=== Task instructions ===
Look for "chart" in the listing below. Gather each line that contains it.

=== Records to use ===
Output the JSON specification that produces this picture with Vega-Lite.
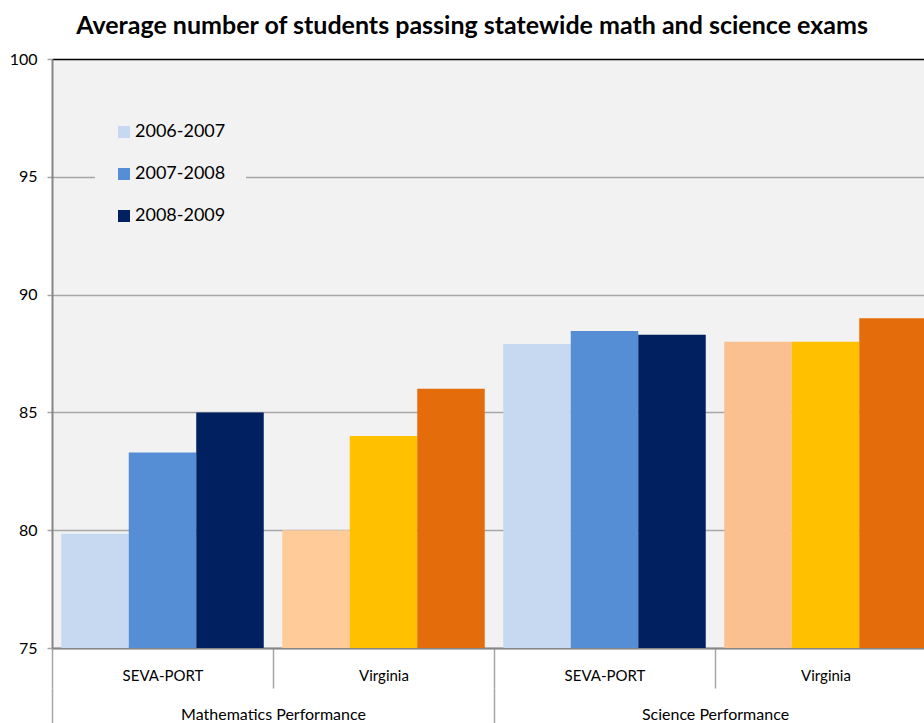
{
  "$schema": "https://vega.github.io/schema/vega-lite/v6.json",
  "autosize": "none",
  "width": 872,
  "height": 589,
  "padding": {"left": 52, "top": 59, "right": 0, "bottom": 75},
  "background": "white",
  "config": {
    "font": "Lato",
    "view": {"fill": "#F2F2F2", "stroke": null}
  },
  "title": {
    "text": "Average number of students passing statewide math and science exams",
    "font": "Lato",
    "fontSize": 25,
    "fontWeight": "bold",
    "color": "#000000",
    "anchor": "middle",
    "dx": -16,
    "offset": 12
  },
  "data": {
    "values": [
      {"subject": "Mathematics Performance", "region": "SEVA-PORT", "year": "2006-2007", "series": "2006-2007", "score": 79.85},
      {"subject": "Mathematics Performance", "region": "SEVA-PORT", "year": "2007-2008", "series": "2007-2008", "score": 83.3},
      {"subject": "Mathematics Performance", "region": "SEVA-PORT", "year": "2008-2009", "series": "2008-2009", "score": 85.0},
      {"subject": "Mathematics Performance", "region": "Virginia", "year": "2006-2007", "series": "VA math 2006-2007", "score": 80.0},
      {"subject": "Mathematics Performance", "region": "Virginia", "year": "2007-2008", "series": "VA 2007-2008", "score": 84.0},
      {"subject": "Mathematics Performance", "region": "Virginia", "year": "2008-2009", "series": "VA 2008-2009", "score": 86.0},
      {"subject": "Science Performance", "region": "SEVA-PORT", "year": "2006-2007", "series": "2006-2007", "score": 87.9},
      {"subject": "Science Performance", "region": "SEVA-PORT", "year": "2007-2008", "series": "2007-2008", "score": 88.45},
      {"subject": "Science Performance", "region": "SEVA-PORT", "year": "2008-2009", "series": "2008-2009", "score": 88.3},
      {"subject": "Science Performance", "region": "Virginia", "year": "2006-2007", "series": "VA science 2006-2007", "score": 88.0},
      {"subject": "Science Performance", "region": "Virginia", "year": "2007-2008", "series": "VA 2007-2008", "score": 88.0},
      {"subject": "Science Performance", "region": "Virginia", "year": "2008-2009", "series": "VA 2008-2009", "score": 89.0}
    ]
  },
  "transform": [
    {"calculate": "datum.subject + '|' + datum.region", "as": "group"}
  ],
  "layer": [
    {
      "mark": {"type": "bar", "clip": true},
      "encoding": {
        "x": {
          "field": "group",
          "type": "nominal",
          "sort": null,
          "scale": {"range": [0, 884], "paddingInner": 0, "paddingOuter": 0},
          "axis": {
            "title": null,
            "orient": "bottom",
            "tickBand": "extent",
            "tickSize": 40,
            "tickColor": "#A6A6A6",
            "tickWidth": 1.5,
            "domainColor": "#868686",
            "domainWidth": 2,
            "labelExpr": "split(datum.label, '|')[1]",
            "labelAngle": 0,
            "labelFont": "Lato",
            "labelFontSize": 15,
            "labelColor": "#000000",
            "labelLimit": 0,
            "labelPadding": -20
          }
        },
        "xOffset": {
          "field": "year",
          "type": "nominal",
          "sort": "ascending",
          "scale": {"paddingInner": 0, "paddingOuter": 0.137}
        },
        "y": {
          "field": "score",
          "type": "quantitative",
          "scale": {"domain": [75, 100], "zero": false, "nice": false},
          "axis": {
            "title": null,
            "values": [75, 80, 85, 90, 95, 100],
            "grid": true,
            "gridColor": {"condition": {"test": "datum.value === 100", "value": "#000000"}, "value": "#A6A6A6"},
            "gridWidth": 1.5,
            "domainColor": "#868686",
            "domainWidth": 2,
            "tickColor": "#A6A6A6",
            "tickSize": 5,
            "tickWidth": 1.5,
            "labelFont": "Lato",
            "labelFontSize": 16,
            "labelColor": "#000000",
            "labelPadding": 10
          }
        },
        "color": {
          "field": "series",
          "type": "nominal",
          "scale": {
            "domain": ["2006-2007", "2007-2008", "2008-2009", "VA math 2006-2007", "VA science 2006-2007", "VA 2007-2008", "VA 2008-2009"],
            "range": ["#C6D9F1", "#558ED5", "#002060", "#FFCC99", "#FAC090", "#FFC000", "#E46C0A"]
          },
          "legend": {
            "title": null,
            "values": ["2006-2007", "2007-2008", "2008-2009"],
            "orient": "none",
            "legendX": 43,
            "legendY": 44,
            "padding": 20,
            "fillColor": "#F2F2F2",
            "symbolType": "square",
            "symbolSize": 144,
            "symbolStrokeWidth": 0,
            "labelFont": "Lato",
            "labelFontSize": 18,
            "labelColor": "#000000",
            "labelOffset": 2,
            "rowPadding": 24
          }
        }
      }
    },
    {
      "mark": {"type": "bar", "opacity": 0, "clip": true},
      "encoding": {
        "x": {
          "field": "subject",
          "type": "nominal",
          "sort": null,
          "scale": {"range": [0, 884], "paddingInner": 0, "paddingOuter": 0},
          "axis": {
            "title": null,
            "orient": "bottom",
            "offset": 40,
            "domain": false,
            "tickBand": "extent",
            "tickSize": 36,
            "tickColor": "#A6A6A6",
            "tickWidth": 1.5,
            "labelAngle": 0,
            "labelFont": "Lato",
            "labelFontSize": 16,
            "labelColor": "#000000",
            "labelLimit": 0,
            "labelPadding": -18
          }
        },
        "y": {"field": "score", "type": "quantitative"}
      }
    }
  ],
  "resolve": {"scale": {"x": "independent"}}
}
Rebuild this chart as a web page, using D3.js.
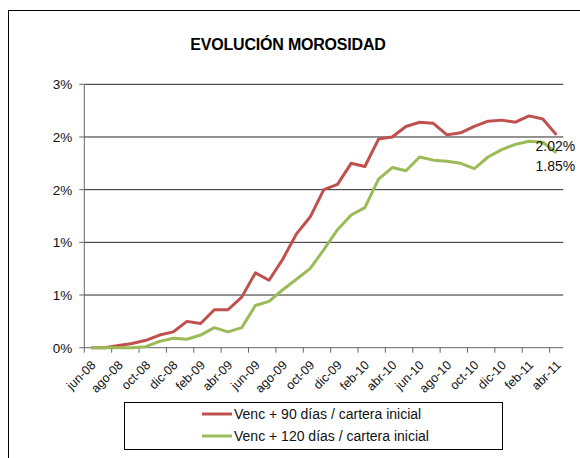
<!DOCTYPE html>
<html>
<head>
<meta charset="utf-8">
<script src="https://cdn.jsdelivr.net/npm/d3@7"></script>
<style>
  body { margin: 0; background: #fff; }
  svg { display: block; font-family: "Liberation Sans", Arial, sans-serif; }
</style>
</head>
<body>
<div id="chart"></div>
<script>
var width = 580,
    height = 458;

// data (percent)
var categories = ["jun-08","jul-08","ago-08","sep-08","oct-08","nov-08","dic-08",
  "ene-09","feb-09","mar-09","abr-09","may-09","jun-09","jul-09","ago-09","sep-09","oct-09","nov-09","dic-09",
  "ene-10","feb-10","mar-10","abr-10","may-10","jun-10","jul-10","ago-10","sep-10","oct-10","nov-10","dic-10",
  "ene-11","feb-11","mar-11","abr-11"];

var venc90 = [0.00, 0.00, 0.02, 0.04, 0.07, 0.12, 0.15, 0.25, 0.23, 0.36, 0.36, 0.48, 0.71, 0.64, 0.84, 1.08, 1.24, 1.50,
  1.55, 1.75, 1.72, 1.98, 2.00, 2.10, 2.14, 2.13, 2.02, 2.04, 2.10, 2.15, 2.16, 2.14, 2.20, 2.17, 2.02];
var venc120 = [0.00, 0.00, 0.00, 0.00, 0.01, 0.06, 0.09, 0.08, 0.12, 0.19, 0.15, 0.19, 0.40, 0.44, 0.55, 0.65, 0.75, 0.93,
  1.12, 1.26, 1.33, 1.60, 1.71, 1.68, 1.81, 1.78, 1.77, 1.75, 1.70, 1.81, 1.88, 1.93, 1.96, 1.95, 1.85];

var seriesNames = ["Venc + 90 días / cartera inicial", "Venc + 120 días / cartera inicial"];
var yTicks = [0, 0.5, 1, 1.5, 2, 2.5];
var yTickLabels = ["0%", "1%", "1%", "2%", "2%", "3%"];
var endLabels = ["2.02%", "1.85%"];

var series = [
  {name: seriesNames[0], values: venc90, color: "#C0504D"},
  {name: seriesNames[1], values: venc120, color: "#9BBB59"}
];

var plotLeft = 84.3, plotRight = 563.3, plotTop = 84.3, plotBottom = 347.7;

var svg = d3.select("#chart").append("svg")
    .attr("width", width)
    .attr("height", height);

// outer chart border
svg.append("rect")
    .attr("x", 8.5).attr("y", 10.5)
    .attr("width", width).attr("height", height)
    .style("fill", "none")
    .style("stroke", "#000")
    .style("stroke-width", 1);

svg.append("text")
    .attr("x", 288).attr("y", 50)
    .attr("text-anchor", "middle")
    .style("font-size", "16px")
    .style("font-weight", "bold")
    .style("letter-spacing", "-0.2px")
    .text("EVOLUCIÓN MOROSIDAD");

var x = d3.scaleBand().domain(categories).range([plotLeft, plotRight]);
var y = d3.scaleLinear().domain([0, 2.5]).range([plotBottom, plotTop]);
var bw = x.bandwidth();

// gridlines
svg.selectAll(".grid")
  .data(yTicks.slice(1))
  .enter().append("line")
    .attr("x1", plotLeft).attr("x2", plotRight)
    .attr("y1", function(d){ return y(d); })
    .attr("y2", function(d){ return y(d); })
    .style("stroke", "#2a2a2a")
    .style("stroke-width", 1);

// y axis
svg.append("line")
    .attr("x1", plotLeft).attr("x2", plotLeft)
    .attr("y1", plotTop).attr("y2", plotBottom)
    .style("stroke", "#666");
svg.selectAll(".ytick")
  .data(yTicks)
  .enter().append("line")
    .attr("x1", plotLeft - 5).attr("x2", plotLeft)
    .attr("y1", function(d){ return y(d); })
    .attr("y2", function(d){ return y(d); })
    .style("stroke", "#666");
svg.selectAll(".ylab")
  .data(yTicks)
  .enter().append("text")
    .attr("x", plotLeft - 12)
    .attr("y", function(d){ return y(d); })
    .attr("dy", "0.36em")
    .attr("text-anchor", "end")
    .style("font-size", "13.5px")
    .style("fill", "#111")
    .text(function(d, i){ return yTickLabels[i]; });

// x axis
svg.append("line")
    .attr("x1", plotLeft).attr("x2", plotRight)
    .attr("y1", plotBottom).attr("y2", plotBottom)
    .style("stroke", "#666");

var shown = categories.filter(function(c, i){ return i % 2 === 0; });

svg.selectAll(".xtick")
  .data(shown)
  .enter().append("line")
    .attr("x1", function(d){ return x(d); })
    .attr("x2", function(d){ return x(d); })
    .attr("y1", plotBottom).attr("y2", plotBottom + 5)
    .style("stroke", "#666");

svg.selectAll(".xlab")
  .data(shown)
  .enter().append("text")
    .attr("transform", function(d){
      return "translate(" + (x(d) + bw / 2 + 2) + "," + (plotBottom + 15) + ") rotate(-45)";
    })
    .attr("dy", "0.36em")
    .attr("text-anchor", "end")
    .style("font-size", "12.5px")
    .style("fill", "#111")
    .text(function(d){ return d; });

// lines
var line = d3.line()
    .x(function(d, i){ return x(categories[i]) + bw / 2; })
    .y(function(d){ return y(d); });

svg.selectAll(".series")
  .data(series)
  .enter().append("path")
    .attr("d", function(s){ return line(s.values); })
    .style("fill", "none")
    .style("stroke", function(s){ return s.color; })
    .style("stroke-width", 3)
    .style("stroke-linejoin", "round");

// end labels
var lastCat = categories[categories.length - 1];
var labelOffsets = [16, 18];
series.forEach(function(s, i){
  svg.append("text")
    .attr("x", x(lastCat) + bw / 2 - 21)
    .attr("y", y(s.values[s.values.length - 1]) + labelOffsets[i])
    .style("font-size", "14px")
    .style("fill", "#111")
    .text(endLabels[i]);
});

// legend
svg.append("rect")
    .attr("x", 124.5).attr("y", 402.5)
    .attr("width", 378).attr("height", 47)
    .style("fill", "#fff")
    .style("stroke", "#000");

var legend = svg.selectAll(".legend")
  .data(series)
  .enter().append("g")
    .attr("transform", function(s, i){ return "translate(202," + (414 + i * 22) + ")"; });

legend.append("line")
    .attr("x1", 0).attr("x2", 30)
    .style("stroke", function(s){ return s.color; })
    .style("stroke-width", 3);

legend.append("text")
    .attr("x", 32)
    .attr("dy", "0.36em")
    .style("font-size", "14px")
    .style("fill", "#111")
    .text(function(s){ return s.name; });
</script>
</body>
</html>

=== Exercise result ===
Rebuild this chart as a web page, using D3.js.
<div id="chart"></div>
var svg = d3.select("#chart").append("svg")
// outer chart border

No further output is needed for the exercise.